Both ways I walked between Paddington and Liverpool Street stations, clocking up around 25km, both to avoid the tube and to see some of London again. After so long away I wanted to walk every road I knew well, almost to check that they were all OK. It was so, so good to be back. So much life, so many things, never-ending variety, street after street after street.
There’s probably a German compound word for non-German speakers who say there’s probably a German compound word for some complicated feeling but, nevertheless, there’s probably a German compound word for being somewhere that gives you the over-familiar feeling of home and yet you no longer live there.

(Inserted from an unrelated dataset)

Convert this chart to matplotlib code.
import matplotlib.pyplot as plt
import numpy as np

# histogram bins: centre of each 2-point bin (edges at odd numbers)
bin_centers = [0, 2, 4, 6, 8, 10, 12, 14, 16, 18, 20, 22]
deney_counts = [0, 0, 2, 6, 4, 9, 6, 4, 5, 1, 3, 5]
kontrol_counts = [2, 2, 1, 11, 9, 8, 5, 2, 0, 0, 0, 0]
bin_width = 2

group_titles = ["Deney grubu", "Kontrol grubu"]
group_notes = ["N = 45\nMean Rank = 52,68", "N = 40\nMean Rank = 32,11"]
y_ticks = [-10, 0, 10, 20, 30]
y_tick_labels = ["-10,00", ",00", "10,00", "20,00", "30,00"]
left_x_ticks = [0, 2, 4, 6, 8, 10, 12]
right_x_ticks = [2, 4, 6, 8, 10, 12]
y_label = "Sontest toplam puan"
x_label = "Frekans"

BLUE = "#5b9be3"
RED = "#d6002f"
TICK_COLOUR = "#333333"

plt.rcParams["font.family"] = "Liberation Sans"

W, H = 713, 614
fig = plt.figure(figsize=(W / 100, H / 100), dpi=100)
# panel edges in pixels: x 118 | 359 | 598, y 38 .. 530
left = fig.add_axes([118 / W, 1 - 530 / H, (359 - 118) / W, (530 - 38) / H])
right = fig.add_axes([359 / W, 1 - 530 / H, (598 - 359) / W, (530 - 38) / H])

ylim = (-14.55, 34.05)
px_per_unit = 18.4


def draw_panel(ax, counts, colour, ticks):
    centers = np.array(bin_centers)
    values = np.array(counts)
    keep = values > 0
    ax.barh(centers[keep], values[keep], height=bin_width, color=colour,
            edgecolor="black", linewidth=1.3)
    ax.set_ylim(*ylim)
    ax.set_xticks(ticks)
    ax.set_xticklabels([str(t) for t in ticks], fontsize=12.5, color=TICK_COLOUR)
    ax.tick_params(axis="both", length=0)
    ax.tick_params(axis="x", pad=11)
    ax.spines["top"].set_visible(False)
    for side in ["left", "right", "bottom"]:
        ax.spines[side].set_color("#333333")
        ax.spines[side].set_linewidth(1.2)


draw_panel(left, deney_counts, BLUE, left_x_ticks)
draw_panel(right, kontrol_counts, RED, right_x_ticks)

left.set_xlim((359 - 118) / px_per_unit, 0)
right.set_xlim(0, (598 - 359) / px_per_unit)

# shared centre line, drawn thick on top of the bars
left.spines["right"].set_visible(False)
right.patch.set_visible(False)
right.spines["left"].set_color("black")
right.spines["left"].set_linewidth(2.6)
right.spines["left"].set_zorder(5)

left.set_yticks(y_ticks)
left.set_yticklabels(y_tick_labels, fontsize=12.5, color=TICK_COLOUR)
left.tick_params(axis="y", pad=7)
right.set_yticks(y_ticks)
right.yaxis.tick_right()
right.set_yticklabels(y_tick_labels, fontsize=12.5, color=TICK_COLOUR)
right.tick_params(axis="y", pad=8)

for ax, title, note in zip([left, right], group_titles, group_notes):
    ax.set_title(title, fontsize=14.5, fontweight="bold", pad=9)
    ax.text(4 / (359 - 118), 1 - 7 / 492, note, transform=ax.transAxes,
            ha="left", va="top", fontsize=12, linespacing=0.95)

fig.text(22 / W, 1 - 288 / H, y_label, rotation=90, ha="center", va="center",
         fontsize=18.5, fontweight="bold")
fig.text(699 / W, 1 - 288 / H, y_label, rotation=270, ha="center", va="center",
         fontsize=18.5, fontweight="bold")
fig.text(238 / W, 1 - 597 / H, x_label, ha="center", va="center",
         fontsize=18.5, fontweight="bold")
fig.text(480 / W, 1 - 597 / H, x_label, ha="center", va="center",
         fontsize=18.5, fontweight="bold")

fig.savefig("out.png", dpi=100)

It used to be that as soon as I was up on the ramparts of the Barbican’s raised walkways that I felt I was home, entering my village. But now, even though it’s still as familiar as it was after 15 years of living there, it’s no longer home. In general I felt a bit like I’d been demoted from London resident to… visitor? Please, not tourist?! Not yet.

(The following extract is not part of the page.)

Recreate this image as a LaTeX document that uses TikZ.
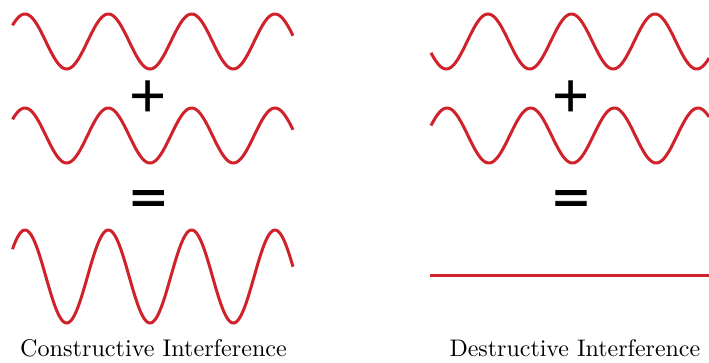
\documentclass[tikz,border=0pt]{standalone}
\usepackage{fontspec}
\usepackage{graphicx}
\newfontfamily\symfont{Liberation Sans}
\newfontfamily\symfontfb[FakeBold=2]{Liberation Sans Bold}
\definecolor{wavered}{RGB}{208,34,42}
\tikzset{
  wave/.style={draw=wavered, line width=3pt, line cap=butt},
  plussign/.style={inner sep=0pt, anchor=base, font=\symfont\fontsize{63.6}{64}\selectfont},
  eqsign/.style={inner sep=0pt, anchor=base, font=\symfontfb\fontsize{60}{60}\selectfont},
  caption/.style={anchor=base west, inner sep=0pt}
}
\begin{document}
\begin{tikzpicture}[x=1pt,y=-1pt]
\useasboundingbox (0,0) rectangle (709,362);
% left panel: constructive
\draw[wave] plot[domain=12.5:293, samples=240, smooth] (\x, {41.5-27.5*cos(4.3202*(\x-25))});
\draw[wave] plot[domain=12.5:293, samples=240, smooth] (\x, {135.5-27.5*cos(4.3202*(\x-25))});
\draw[wave] plot[domain=12.5:293, samples=240, smooth] (\x, {276.5-46.5*cos(4.3202*(\x-25))});
\node[plussign] (plusL) at (148.3,117.3) {+};
\node[eqsign] (eqL) at (148.3,211.3) {\scalebox{1}[0.67]{=}};
\node[caption] (capL) at (20,356.7) {\resizebox{266.7pt}{!}{Constructive Interference}};
% right panel: destructive
\draw[wave] plot[domain=431:709, samples=240, smooth] (\x, {41.5-27.5*cos(4.3114*(\x-488))});
\draw[wave] plot[domain=431:709, samples=240, smooth] (\x, {135.5-27.5*cos(4.3026*(\x-447))});
\draw[wave] (429.5,275.5) -- (709,275.5);
\node[plussign] (plusR) at (571,117.3) {+};
\node[eqsign] (eqR) at (571,211.3) {\scalebox{1}[0.67]{=}};
\node[caption] (capR) at (449.3,356.7) {\resizebox{250.7pt}{!}{Destructive Interference}};
\end{tikzpicture}
\end{document}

Anyway, even though London wasn’t quite, yet, the old London I knew, what with everything, and I didn’t want to go inside many places, it was lovely to see it again.
§ Continuing the recent Bo Burnham theme (after Inside and Promising Young Woman) we watched Eighth Grade which was excellent and also excruciating. I imagine it’s even more excruciating if you’ve ever been a girl at an American middle school. Eesh. The capturing of the wide gap between Kayla’s own image of herself and the only way she could behave in public was heartbreaking and horribly familiar. A+++ would cringe again.
We’ve also almost finished watching the third season of Ghosts which continues to be an easy-going gentle pleasure.
§ That’s it. Back to the telly with you!